Tips to help you succeed with training plan:
1) Set the number of days per week you will run, taking into consideration family/work commitments. If it’s five, try to break the week up in half to allow for flexibility. Run Monday and Tuesday, then Wednesday is either off or a make-up day. Run Thursday, Friday and Saturday then Sunday is either off or a make-up day. Undecided between four or five days? Choose four. You can always add a day as your training progresses.
2) Make the transition from miles to minutes run. From a time management perspective, you are better able to manage your day knowing exactly how long a run will take. It is much easier to base runs on minutes instead of miles. You’d be surprised how easy it is to convert. Then decide the number of minutes you wish to average each run. Undecided between thirty or forty minutes? Choose thirty. You can always build up to forty as your training progresses.
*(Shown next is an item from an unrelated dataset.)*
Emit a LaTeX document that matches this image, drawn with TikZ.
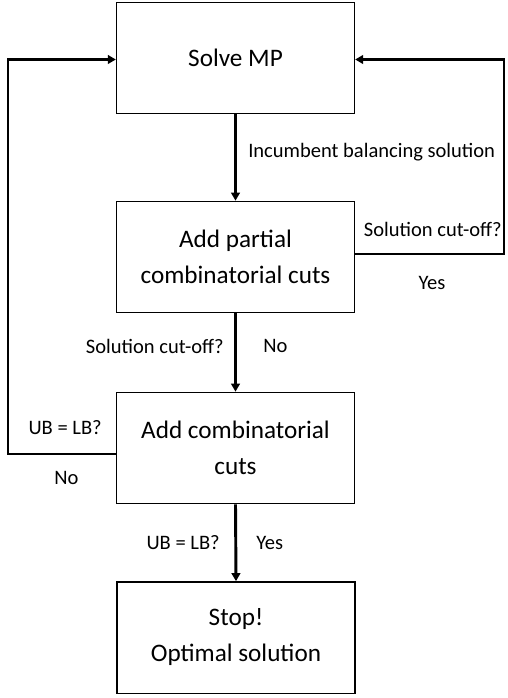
\documentclass[tikz,border=0pt]{standalone}
\usepackage{fontspec}
\setmainfont{Carlito}
\usetikzlibrary{arrows.meta}
\begin{document}
\begin{tikzpicture}[x=0.75pt,y=-0.75pt,
  box/.style={draw=black,line width=1pt,minimum width=178.5pt,minimum height=83.5pt,
    align=center,font=\fontsize{18.9}{27}\selectfont,inner sep=0pt},
  conn/.style={line width=2.2pt,-{Triangle[length=6pt,width=6.5pt]}},
  lineonly/.style={line width=2.2pt},
  lbl/.style={font=\fontsize{15.4}{18}\selectfont,inner sep=0pt}]
\useasboundingbox (0,0) rectangle (507,698);
\node[box] (mp) at (235.5,58) {Solve MP};
\node[box] (pc) at (235.5,257) {Add partial\\combinatorial cuts};
\node[box] (cc) at (235.5,448) {Add combinatorial\\cuts};
\node[box] (st) at (236,637.5) {Stop!\\Optimal solution};
\coordinate (r1) at (504,254);
\coordinate (r2) at (504,59.5);
\coordinate (l1) at (8,454);
\coordinate (l2) at (8,59.5);
\draw[conn] (mp.south) -- (pc.north);
\draw[conn] (pc.south) -- (cc.north);
\draw[conn] (cc.south) -- (st.north);
\draw[conn] (pc.east |- r1) -- (r1) -- (r2) -- (mp.east |- r2);
\draw[conn] (cc.west |- l1) -- (l1) -- (l2) -- (mp.west |- l2);
\node[lbl,anchor=west] (t1) at (248,152) {Incumbent balancing solution};
\node[lbl,anchor=east] (t2) at (502,229) {Solution cut-off?};
\node[lbl] (t3) at (432,283) {Yes};
\node[lbl,anchor=east] (t4) at (224,346) {Solution cut-off?};
\node[lbl,anchor=west] (t5) at (263,346) {No};
\node[lbl,anchor=east] (t6) at (102,428) {UB = LB?};
\node[lbl] (t7) at (66.5,478) {No};
\node[lbl,anchor=east] (t8) at (220,543) {UB = LB?};
\node[lbl,anchor=west] (t9) at (256,543) {Yes};
\end{tikzpicture}
\end{document}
There are many training plans out there. Choose one that fits the parameters you have set for yourself as opposed to conforming to plans that aren’t a good match. For example, with my focus race of 2016 behind me, I have settled into running four days per week averaging thirty minutes per run. It may not seem like much for the young, competitive runners but it’s two hours of running per week that helps me maintain my level of fitness until the next focus race appears on the horizon. It’s a level of training that I can achieve each week and it is sustainable for a body that has been pounding the pavement for forty-six years.